Milano, 30/10/2016, ore 00:04.
Sono tornata da poco a casa, dopo una serata molto tranquilla da un'amica. Quando entro in camera, mi sento opprimere e sento il bisogno di aria. Così mi tolgo il giaccone e, in punta di piedi, salgo al secondo piano per sedermi sulle scale antincendio. Rimango lì per un quarto d'ora abbondante, con solo un cardigan sulle spalle, a godermi il freddo autunnale, ancora non troppo pungente. Questa è la riflessione che ne è scaturita. 
Milano deserta


Certi momenti sono solo tuoi, fatti di solitudine, pace e silenzio. Dalle scale, ho guardato sotto di me la città silenziosa e quasi deserta, pochissime macchine e qualche raro pedone a interrompere la quiete.
Amo la notte per questo, per il silenzio che dà voce ai pensieri, che permette di dimenticare una vita piena di suoni che spesso mi impedisce di ascoltare la mia anima e la mia mente. Ho visto addormentarsi una città che durante il giorno sembra non fermarsi mai, tanto frenetica da dare l'impressione di non essere capace di dormire. Invece, quando si spegne, diventa altrettanto bella.

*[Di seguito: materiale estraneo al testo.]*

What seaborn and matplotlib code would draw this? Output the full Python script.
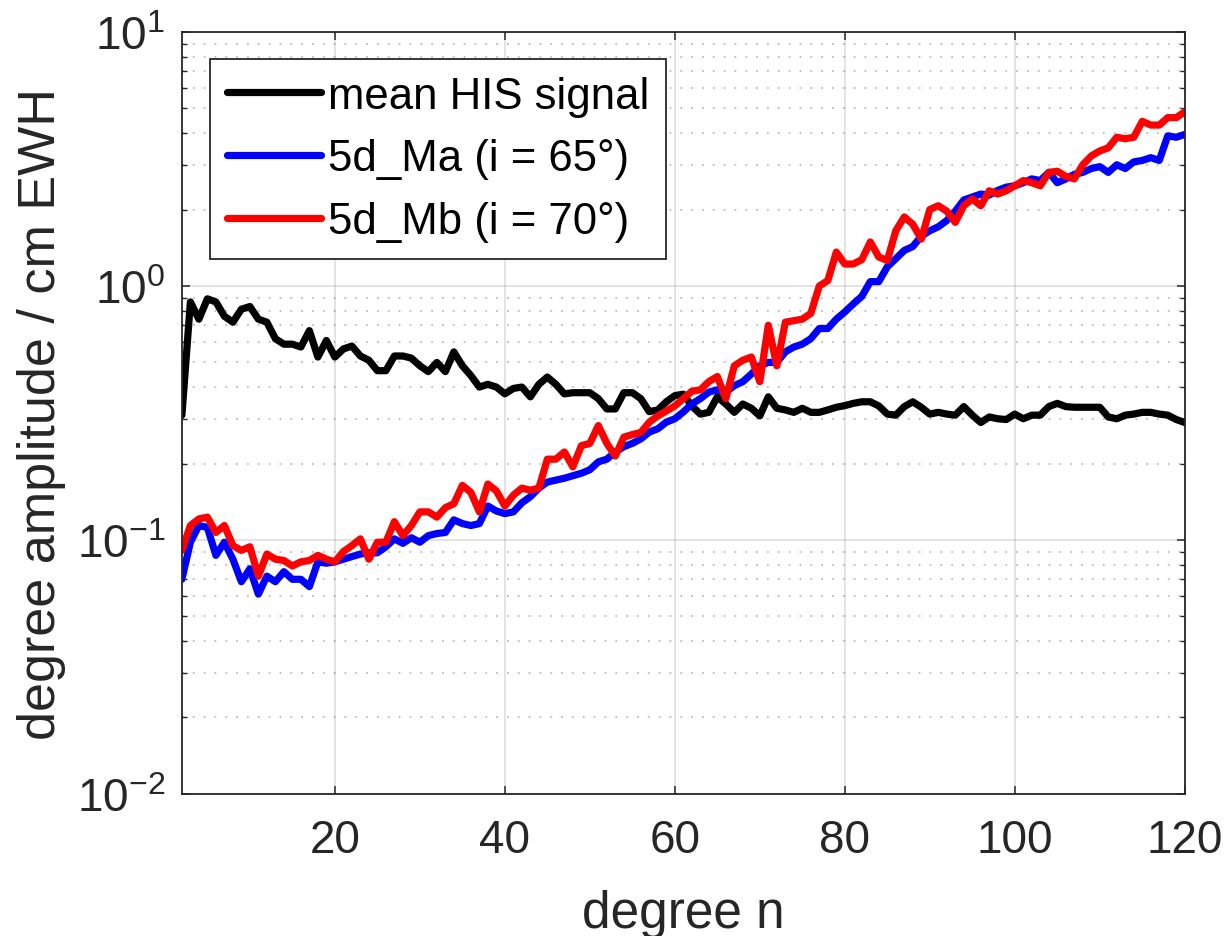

Nel silenzio, tutto cambia prospettiva. Ho visto passare un autobus, di solito sempre stracolmo, che però stavolta era semivuoto, sul quale sono saliti solo uno o due passeggeri. Quando è ripartito, la fermata è rimasta deserta e ho avuto l'impressione di essere l'unica persona ancora sveglia in tutto il quartiere. Poco dopo, però, sono passati due ragazzi a piedi. Chissà da dove venivano, chissà dove andavano.. Non lo so, posso solo immaginare. Forse erano ad una festa e stavano tornando a casa o forse stavano uscendo in quel momento.. Mentre fantasticavo, sono spariti dalla mia vista per proseguire dritti verso la loro meta.
A quel punto, un po' infreddolita, ho deciso di rientrare. Prima di chiudermi la porta alle spalle e tornare in camera, ho realizzato quanto anche un po' di solitudine possa fare bene e sembrare addirittura bella.